By MarEx 2018-01-29 18:26:49

Blue Atlantic of Portugal is aiming to offer one of the most efficient cargo transport routes in out out of Europe with plans for an 800-meter quay able to berth two Panamax vessels in Setubal, 40 kilometers (25 miles) south of Lisbon.

The 96-hectare Blue Atlantic Industrial & Logistics Park' position on the Atlantic Ocean is ideal for exporting along global shipping routes combined with direct road and rail connections to mainland Europe, meaning vessels don’t have to enter the Mediterranean, says project leader Fernando Fernandes.

The Port of Setubal is a maritime export hub with several specialized terminals operated by private enterprises including Sadoport, TERSADO, AutoEuropa and Sapec for handling break bulk and general cargo, ro-ro, solid and liquid bulks and containers. The location is home to three of Portugal’s top four exporters and some of the region’s largest international enterprises including Volkswagen Autoeuropa, MEGASA steel company, Navigator Papermill, a GE factory and Sapec chemical and fertilizer industries.

“The Setubal Peninsula is teaming with industrial and manufacturing businesses from cement factories to the globally renowned Lisnave Shipyard,” says Fernandes. A key factor attracting major industry to the region is the skilled local labor force and vocational training institutes. “Setubal has a population of more than 82,000 and its lively economy is powered by activity from the sea, a factor that has led to the formation of a highly skilled industrial workforce,” he said.

Setubal is also well connected to Portugal’s National Highway Network which is ranked as one of the best in the world for quality by the World Economic Forum. The Blue Atlantic site has capacity to build a private railway line operating trains up to 880 meters in length linking to the National Railway System and a new railway connection reducing transport time to Spain by around three hours. Setubal is just 600 kilometers away from Madrid, and these new and improved transport links create superb trade opportunities in the hinterland, says Fernandes.

The port is sheltered with calm waters and a temperate climate with 300 days of sunshine a year. The port never closes ensuring maximum operational efficiency and its sandy and stable river bed is easy to modulate making maintenance cheaper than neighboring harbors.

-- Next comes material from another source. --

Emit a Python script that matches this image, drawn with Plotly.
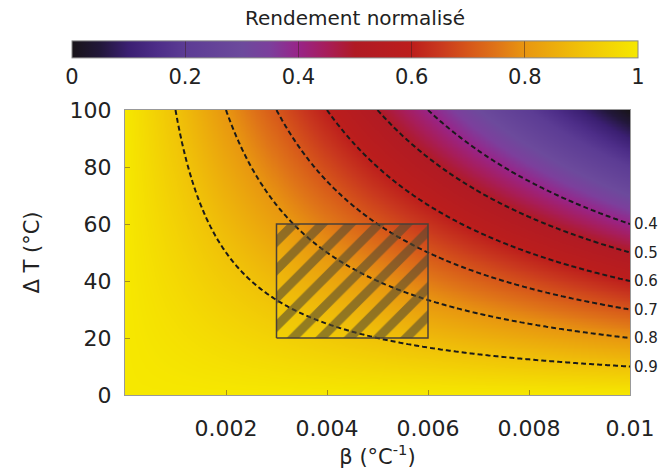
import numpy as np
import plotly.graph_objects as go

# Grid axes of the map
beta = np.linspace(0, 0.01, 201)          # °C^-1
delta_t = np.linspace(0, 100, 201)        # °C
# Normalised efficiency: eta = 1 - beta * dT
eta = 1 - np.outer(delta_t, beta)

contour_levels = [0.4, 0.5, 0.6, 0.7, 0.8, 0.9]
contour_labels = ["0.4", "0.5", "0.6", "0.7", "0.8", "0.9"]

rect_beta = [0.003, 0.006, 0.006, 0.003, 0.003]
rect_dt = [20, 20, 60, 60, 20]

x_ticks = [0.002, 0.004, 0.006, 0.008, 0.01]
x_ticktext = ["0.002", "0.004", "0.006", "0.008", "0.01"]
y_ticks = [0, 20, 40, 60, 80, 100]
cb_ticks = [0, 0.2, 0.4, 0.6, 0.8, 1]
cb_ticktext = ["0", "0.2", "0.4", "0.6", "0.8", "1"]

colorscale = [
    [0.00, "#181418"],
    [0.05, "#22173a"],
    [0.10, "#3b1f72"],
    [0.15, "#4d2d88"],
    [0.20, "#5c3c94"],
    [0.30, "#6c4a9c"],
    [0.35, "#7c3f9c"],
    [0.40, "#982488"],
    [0.45, "#a71d5a"],
    [0.50, "#b01a24"],
    [0.60, "#bc1e1c"],
    [0.65, "#c9381e"],
    [0.70, "#d6561a"],
    [0.75, "#df7418"],
    [0.80, "#e89610"],
    [0.90, "#f0c208"],
    [1.00, "#f6e800"],
]

fig = go.Figure()

fig.add_trace(go.Heatmap(
    x=beta, y=delta_t, z=eta, zmin=0, zmax=1,
    colorscale=colorscale, zsmooth="best",
    colorbar=dict(
        orientation="h", x=(355 - 125) / 505, xanchor="center",
        y=(395 - 62.5) / 285, yanchor="middle",
        lenmode="pixels", len=566, thickness=17,
        xpad=0, ypad=0,
        outlinecolor="#888", outlinewidth=1,
        tickvals=cb_ticks, ticktext=cb_ticktext, ticks="inside", ticklen=17,
        tickcolor="rgba(60,30,30,0.5)",
        tickfont=dict(family="DejaVu Sans", size=21, color="#222"),
        title=dict(text="Rendement normalisé", side="top",
                   font=dict(family="DejaVu Sans", size=20, color="#222")),
    ),
    hoverinfo="skip",
))

fig.add_trace(go.Contour(
    x=beta, y=delta_t, z=eta,
    contours=dict(start=contour_levels[0], end=contour_levels[-1], size=0.1,
                  coloring="none"),
    line=dict(color="#1a1a1a", width=2, dash="5px,3px"),
    showscale=False, hoverinfo="skip",
))

fig.add_trace(go.Scatter(
    x=rect_beta, y=rect_dt, mode="lines", fill="toself",
    fillcolor="rgba(0,0,0,0)",
    fillpattern=dict(shape="/", size=20, solidity=0.45,
                     fgcolor="#554a30", fgopacity=0.6, bgcolor="rgba(0,0,0,0)"),
    line=dict(color="#4a4038", width=1.5),
    showlegend=False, hoverinfo="skip",
))

for lvl, txt in zip(contour_levels, contour_labels):
    fig.add_annotation(x=1.0, xref="paper", y=(1 - lvl) / 0.01, yref="y",
                       text=txt, showarrow=False, xanchor="left", xshift=2,
                       font=dict(family="DejaVu Sans", size=15, color="#222"))

axis_font = dict(family="DejaVu Sans", size=22, color="#222")
title_font = dict(family="DejaVu Sans", size=21, color="#222")
fig.update_xaxes(
    range=[0, 0.01], tickvals=x_ticks, ticktext=x_ticktext,
    ticks="inside", ticklen=5, tickcolor="rgba(90,60,40,0.5)",
    showline=True, linecolor="#999", linewidth=1, mirror=True,
    showgrid=False, zeroline=False, tickfont=axis_font, ticklabelstandoff=14,
    title=dict(text="β (°C<sup>-1</sup>)", font=title_font, standoff=6),
)
fig.update_yaxes(
    range=[0, 100], tickvals=y_ticks,
    ticks="inside", ticklen=5, tickcolor="rgba(90,60,40,0.5)",
    showline=True, linecolor="#999", linewidth=1, mirror=True,
    showgrid=False, zeroline=False, tickfont=axis_font, ticklabelstandoff=8,
    title=dict(text="Δ T (°C)", font=title_font, standoff=24),
)

fig.update_layout(
    width=664, height=474,
    margin=dict(l=125, r=34, t=110, b=79, autoexpand=False),
    paper_bgcolor="white", plot_bgcolor="white",
    showlegend=False,
)

fig.write_html("out.html", config={"displayModeBar": False},
               post_script="document.body.style.margin='0';document.body.style.overflow='hidden';")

Portugal has one of the longest maritime coasts in Europe at 942 kilometers (585 miles). Its Exclusive Economic Zone is the third largest in the European Union and 11th largest in the world. However, new proposals seek to expand this economic zone from the current 200 miles of territorial sea to cover 350 miles, which will make it the 10th largest in the world.

“The sea is regarded as a ‘national plan for the future’ and the country has a firm strategy to promote maritime transport, naval construction, fishing and fish processing, among other activities,” said Fernandes. “There has never been a better time to invest in Portugal and its key port locations such as Setubal which benefit from strong trade relationships with Spain, France, Italy, United Kingdom and Germany. We are also witnessing a surge in business activity with the CPLP countries (Community of Portuguese Speaking Countries) – which form a market of 250 million consumers. Any business looking to place their operation at Blue Atlantic could capitalize on long established trade connections with the likes of Angola and Brazil opening up gateways to broader markets across Africa and South America.”